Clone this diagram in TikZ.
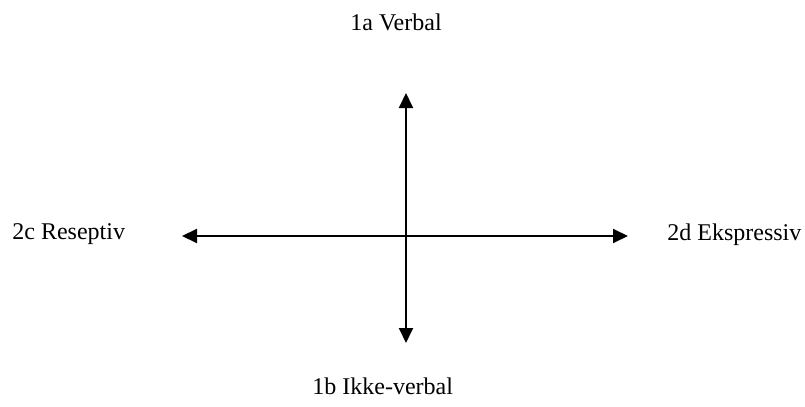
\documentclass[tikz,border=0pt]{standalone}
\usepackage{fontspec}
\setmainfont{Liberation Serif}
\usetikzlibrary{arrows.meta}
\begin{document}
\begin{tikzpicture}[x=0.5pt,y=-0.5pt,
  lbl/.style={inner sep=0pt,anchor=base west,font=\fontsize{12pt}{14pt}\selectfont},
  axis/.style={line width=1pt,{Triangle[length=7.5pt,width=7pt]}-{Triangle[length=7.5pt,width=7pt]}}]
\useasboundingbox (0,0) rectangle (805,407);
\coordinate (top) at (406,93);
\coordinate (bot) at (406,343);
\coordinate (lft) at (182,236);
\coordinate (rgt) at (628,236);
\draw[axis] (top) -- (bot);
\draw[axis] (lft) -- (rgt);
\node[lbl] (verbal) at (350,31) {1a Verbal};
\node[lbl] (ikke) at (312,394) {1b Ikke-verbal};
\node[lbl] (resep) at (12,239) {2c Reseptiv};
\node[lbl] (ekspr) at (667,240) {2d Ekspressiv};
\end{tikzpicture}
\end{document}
○ ○ ○ ○
PROBLEM TO WORK ON →
Restate the data above word for word. Do not include the images.

SOLVED PROBLEM →
Clone this diagram in TikZ.
\documentclass[tikz,border=0pt]{standalone}
\usepackage{fontspec}
\setmainfont{Liberation Serif}
\usetikzlibrary{arrows.meta}
\begin{document}
\begin{tikzpicture}[x=0.5pt,y=-0.5pt,
  lbl/.style={inner sep=0pt,anchor=base west,font=\fontsize{12pt}{14pt}\selectfont},
  axis/.style={line width=1pt,{Triangle[length=7.5pt,width=7pt]}-{Triangle[length=7.5pt,width=7pt]}}]
\useasboundingbox (0,0) rectangle (805,407);
\coordinate (top) at (406,93);
\coordinate (bot) at (406,343);
\coordinate (lft) at (182,236);
\coordinate (rgt) at (628,236);
\draw[axis] (top) -- (bot);
\draw[axis] (lft) -- (rgt);
\node[lbl] (verbal) at (350,31) {1a Verbal};
\node[lbl] (ikke) at (312,394) {1b Ikke-verbal};
\node[lbl] (resep) at (12,239) {2c Reseptiv};
\node[lbl] (ekspr) at (667,240) {2d Ekspressiv};
\end{tikzpicture}
\end{document}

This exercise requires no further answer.